No need to answer, Moff, it's just the problem I have with the unification talk.
@moff: Ok. I can't really complain about your position, since it is, well, fair. One of the things that rankles, though, is the fact that all of these repubs who HRC has been dealing with since she became a senator have remarked on how surprised they have been by her ability to unite the parties. And, yet, in light of this, the left of the party (of which I count myself a member) (falsely) decries her as being more conservative, while these same people talk about Obama's ability to work across the isle to "get things done". She just can't win. And it feels shitty and unfair.
(I don't like her position on the Florida/Michigan delegates either, I have to say. But don't worry; she will give up on Wednesday. I honestly think she would have been better. But I think he's great, too. )
@cassandra: The drinks thing is totally true. As for the rest, I'm not sure. I mean, I'm basing my argument on an admittedly basic notion of how human organizations work, the idea being that conflict is often worthwhile but that cooperation is possible and healthy, too. And I think saying that the government has always worked a certain way is different from saying it can only work that way. I also think the idea that Obama would be totally stymied, or more stymied than Clinton, by an inability to work with the GOP is silly. He seems like a flexible thinker to me.
But I dunno. An Obama presidency could be a total wash. I just think there's enough reason to believe that it won't be, and I'd rather take that calculated risk on something better. Clinton's campaign makes me think she's still living in the 20th century, which makes me think her presidency would still be stuck there, too. A lot of good things happened when Bill was in office, but the biggest thing I hear cited is the economy, and I don't think the Internet is going to get invented again. A lot of bad things happened, too, and it just seems all too likely to me that, among other things, her presidency would get bogged down in scandal after scandal. The fact that they haven't released their tax records and other papers does nothing to assuage that worry.

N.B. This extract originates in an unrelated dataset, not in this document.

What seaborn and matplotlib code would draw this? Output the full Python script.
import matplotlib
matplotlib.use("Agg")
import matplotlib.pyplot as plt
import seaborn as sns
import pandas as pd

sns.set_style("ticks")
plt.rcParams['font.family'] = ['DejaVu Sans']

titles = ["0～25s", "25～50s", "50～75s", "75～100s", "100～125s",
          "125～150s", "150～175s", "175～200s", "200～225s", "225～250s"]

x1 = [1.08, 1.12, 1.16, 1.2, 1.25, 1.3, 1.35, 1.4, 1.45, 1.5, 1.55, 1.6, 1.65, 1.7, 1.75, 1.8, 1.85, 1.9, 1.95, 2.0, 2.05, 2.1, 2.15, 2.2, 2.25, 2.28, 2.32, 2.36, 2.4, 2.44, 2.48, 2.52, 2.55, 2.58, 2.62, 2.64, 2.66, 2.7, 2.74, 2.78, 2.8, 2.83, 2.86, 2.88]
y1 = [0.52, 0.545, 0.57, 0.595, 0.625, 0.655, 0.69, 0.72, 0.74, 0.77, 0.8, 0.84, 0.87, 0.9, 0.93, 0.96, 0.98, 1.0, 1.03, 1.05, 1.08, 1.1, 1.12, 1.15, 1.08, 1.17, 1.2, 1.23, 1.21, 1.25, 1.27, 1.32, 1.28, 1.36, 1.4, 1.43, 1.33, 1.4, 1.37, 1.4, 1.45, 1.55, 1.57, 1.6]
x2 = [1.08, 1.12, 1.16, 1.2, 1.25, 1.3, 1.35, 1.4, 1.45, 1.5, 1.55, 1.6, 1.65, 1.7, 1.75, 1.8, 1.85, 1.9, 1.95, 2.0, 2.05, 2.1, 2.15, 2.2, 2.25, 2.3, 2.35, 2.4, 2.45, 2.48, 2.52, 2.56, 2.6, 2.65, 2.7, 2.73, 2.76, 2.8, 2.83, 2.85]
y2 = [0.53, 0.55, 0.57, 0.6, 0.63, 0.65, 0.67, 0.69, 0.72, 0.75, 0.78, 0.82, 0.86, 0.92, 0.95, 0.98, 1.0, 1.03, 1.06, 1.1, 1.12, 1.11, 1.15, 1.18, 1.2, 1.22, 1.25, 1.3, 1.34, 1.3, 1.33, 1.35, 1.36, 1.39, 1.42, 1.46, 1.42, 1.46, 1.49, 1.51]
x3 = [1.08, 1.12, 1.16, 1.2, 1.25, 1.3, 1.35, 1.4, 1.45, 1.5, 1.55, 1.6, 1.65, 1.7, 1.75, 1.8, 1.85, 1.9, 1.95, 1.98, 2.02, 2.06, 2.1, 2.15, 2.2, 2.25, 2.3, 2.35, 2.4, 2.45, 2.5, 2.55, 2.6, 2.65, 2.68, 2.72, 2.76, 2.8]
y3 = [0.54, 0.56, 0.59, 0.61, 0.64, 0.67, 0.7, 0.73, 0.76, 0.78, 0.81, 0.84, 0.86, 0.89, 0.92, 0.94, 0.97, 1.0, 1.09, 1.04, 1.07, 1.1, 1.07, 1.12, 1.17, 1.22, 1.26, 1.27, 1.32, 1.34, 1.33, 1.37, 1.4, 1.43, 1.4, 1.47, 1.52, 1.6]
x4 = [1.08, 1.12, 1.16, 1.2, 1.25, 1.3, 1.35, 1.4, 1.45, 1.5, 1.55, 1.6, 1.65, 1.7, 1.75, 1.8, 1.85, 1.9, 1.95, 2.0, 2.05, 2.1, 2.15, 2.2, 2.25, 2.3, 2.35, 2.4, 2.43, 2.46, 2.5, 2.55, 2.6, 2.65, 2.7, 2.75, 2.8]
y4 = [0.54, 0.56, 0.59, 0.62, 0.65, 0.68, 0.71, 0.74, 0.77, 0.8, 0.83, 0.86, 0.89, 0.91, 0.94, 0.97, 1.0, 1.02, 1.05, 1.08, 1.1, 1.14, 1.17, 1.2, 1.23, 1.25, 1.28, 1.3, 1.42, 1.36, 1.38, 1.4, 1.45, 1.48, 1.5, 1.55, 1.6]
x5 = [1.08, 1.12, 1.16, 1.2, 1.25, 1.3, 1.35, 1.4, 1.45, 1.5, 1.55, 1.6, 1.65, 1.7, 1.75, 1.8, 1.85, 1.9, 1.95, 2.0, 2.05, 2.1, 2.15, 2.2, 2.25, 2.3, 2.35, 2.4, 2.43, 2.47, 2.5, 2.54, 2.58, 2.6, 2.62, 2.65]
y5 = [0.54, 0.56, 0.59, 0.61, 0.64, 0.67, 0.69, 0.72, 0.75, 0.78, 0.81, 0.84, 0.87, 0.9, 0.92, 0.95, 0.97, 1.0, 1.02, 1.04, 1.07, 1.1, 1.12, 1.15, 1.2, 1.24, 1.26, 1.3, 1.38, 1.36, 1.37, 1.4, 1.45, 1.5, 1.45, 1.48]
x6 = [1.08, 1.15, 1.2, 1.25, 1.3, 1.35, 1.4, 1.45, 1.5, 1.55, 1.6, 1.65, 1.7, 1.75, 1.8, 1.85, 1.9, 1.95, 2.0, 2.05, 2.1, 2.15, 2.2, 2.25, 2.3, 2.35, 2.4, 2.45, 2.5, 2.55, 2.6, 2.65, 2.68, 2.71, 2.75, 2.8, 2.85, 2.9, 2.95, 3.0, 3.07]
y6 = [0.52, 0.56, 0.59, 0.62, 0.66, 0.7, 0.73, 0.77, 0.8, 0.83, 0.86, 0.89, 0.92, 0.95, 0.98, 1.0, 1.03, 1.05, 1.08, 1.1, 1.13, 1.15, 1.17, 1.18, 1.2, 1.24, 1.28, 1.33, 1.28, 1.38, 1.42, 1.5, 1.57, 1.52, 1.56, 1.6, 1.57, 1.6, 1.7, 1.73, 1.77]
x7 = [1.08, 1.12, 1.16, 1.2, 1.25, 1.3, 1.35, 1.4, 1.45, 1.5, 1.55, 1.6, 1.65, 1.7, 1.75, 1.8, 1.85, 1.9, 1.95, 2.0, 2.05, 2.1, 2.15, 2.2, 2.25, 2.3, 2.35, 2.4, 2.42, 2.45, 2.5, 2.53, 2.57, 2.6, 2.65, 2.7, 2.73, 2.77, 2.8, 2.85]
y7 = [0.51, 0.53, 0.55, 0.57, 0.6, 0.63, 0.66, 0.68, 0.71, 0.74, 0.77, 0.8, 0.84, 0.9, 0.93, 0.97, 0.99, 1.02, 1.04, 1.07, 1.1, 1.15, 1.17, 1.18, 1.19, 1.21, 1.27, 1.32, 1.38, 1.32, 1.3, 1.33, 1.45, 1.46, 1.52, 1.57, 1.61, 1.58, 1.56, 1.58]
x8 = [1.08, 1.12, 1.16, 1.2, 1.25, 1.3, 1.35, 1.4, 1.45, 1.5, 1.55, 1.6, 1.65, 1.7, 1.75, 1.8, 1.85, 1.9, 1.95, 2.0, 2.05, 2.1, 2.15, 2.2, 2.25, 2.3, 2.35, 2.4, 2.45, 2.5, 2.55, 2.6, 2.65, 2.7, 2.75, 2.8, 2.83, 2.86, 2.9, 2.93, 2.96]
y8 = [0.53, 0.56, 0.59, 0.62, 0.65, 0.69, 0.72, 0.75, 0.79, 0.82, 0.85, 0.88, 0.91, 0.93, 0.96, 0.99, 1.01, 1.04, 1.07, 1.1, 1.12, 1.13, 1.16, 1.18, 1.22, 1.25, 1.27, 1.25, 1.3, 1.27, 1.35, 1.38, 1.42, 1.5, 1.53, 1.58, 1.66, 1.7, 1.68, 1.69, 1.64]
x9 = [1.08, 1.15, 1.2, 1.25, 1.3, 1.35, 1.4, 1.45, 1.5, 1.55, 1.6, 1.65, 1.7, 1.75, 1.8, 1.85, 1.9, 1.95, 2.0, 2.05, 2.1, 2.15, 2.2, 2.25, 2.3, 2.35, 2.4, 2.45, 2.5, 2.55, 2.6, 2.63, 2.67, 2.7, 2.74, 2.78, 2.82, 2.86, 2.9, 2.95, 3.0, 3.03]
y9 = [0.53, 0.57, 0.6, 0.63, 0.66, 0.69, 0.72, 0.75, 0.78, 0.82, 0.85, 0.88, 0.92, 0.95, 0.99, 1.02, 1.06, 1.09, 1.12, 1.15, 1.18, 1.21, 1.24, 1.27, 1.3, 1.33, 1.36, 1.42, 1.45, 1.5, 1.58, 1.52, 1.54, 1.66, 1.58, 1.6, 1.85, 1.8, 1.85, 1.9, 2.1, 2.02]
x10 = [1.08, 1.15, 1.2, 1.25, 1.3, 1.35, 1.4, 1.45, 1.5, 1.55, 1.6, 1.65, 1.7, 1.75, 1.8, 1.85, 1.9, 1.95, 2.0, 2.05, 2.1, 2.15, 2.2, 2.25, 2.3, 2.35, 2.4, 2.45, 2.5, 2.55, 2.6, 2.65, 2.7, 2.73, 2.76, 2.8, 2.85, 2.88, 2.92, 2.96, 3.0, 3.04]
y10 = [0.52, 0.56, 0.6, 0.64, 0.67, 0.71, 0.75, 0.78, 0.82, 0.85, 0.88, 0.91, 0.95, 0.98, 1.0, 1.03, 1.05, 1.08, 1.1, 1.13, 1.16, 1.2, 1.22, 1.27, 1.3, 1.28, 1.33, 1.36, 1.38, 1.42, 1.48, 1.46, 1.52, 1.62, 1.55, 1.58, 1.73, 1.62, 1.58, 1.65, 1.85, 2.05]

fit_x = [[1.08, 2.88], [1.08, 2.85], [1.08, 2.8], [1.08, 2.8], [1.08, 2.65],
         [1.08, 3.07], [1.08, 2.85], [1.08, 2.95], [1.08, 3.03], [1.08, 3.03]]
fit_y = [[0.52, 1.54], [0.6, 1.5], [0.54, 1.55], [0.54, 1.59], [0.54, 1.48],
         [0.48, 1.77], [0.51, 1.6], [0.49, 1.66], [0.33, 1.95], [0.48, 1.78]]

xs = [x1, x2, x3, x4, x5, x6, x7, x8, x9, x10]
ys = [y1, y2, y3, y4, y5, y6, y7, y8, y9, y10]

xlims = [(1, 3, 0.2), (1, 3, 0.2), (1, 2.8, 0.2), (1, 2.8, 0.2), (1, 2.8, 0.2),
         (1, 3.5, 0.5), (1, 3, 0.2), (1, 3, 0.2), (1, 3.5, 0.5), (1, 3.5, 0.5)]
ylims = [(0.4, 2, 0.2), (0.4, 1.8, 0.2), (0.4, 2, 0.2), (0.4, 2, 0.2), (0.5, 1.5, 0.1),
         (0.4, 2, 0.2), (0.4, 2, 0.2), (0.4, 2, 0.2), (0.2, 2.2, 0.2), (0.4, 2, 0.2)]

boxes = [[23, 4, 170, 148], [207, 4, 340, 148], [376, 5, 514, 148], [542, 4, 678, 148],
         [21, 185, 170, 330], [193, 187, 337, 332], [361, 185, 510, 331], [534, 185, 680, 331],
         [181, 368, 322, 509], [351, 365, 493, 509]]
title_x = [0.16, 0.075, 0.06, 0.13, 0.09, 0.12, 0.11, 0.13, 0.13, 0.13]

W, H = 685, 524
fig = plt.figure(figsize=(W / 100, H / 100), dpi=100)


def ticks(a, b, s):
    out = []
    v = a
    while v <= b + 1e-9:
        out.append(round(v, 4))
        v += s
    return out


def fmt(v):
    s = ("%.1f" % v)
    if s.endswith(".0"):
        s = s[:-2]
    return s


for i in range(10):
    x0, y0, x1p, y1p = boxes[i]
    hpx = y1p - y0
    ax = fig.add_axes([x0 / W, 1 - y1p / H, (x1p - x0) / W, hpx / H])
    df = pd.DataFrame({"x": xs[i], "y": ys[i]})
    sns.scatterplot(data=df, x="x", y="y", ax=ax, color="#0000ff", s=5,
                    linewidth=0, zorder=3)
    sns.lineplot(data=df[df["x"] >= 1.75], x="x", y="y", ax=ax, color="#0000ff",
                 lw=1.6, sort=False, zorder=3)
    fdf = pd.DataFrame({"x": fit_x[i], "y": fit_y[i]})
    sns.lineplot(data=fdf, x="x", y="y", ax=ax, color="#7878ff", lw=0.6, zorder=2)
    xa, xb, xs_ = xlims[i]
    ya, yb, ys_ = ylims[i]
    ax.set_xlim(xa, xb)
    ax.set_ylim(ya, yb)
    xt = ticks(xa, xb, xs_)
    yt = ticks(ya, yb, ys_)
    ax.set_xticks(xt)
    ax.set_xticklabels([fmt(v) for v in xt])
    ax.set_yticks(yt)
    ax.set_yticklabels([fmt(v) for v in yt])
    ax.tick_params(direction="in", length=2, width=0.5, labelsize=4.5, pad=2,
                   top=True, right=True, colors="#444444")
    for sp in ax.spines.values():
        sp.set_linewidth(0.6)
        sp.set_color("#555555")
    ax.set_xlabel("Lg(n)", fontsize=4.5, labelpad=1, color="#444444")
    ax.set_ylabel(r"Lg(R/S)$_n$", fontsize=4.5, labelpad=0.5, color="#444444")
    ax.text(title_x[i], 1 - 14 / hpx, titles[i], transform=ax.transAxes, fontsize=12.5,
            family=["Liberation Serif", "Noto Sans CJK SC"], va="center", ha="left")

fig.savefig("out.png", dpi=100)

@TheLorax: I don't know -- I'm naturally skeptical when people say "You cannot." There are things you cannot do, but too many great inventions and developments have happened in spite of a chorus of naysayers. If I were gonna start pushing health care on the GOP, I'd do it with a big ol' bunch of love-thy-neighbor arguments. He's done that when speaking at a church and someone asked about Teh Gays, and I guess it got a decent reception. The last seven years have certainly shown a willingness on the Republican side to spend a shitload of money, so he's got a solid rebuttal to the "too expensive" argument. But in any case, I won't believe we have anything like universal health care until I see it.

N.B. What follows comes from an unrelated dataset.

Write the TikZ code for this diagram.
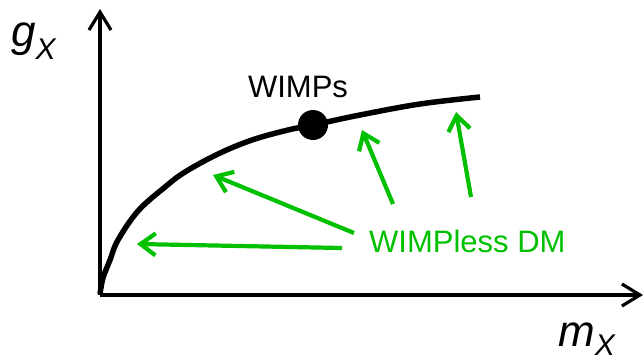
\documentclass[tikz,border=0pt]{standalone}
\usepackage{fontspec}
\setmainfont{Liberation Sans}
\usetikzlibrary{arrows.meta}
\definecolor{dmgreen}{RGB}{0,192,0}
\begin{document}
\begin{tikzpicture}[x=1pt,y=-1pt,
  axis/.style={line width=3.2pt, -{Straight Barb[length=18pt,width=22pt]}},
  curveline/.style={line width=5.5pt},
  greenarrow/.style={dmgreen, line width=4.2pt, -{Straight Barb[length=15pt,width=22pt]}},
  biglabel/.style={inner sep=0pt, font=\fontsize{44}{48}\selectfont\itshape},
  txt/.style={inner sep=0pt, font=\fontsize{31}{34}\selectfont}]
\useasboundingbox (0,0) rectangle (644,361);
\coordinate (o) at (100,295);
\coordinate (ytop) at (100,9);
\coordinate (xend) at (643,295);
\draw[axis] (o) -- (ytop);
\draw[axis] (o) -- (xend);
\node[biglabel, anchor=base west] (gx) at (11,47) {g\raisebox{-13pt}{\fontsize{30}{32}\selectfont X}};
\node[biglabel, anchor=base west] (mx) at (558,346) {m\raisebox{-9pt}{\fontsize{30}{32}\selectfont X}};
\draw[curveline] plot[smooth, tension=0.6] coordinates {(100,294) (103,278) (110,260) (118,240) (138,211) (165,187) (185,172) (218,154) (252,140) (288,130) (313,125) (360,115) (420,104) (480,97)};
\node[circle, fill=black, minimum size=30pt, inner sep=0pt] (dot) at (313,125) {};
\node[txt, anchor=base] (wimps) at (298,97) {WIMPs};
\node[txt, anchor=base west, text=dmgreen] (wl) at (369,252) {WIMPless DM};
\coordinate (s1) at (342,248); \coordinate (t1) at (137,244);
\coordinate (s2) at (354,233); \coordinate (t2) at (213,175);
\coordinate (s3) at (393,204); \coordinate (t3) at (362,130);
\coordinate (s4) at (471,197); \coordinate (t4) at (456,112);
\draw[greenarrow] (s1) -- (t1);
\draw[greenarrow] (s2) -- (t2);
\draw[greenarrow] (s3) -- (t3);
\draw[greenarrow] (s4) -- (t4);
\end{tikzpicture}
\end{document}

@Helman: It is shitty and unfair. I think a real part of her problem has been branding, and again, I think she could have locked this up if she'd trusted more in who she was and less in what her handlers were telling her -- I mean, I've heard the same thing cassandra said. Her inability to present herself as herself consistently has made me feel like she's too willing to listen to bad advice, which is not a quality I want in a(nother) president.
OK, I must do some work now. Thank you for listening to my verbosity (or not), folks.
@moff: Your presumption is that good campaign = good president. How valid is that really?
Many people do embrace that as a given, without noticing that it is a sweeping claim, requiring explication and defense. You do explain in your next post, but I just want to point out what a mighty leap it is, probably too large to accept without a lot of thought, reflection, historical examples to buttress, and so on.
If Obama is the nominee, I urge Hillary supporters to sing Viva Obama! - I will, nomatter how shamefully bad my Spanish pronunciation.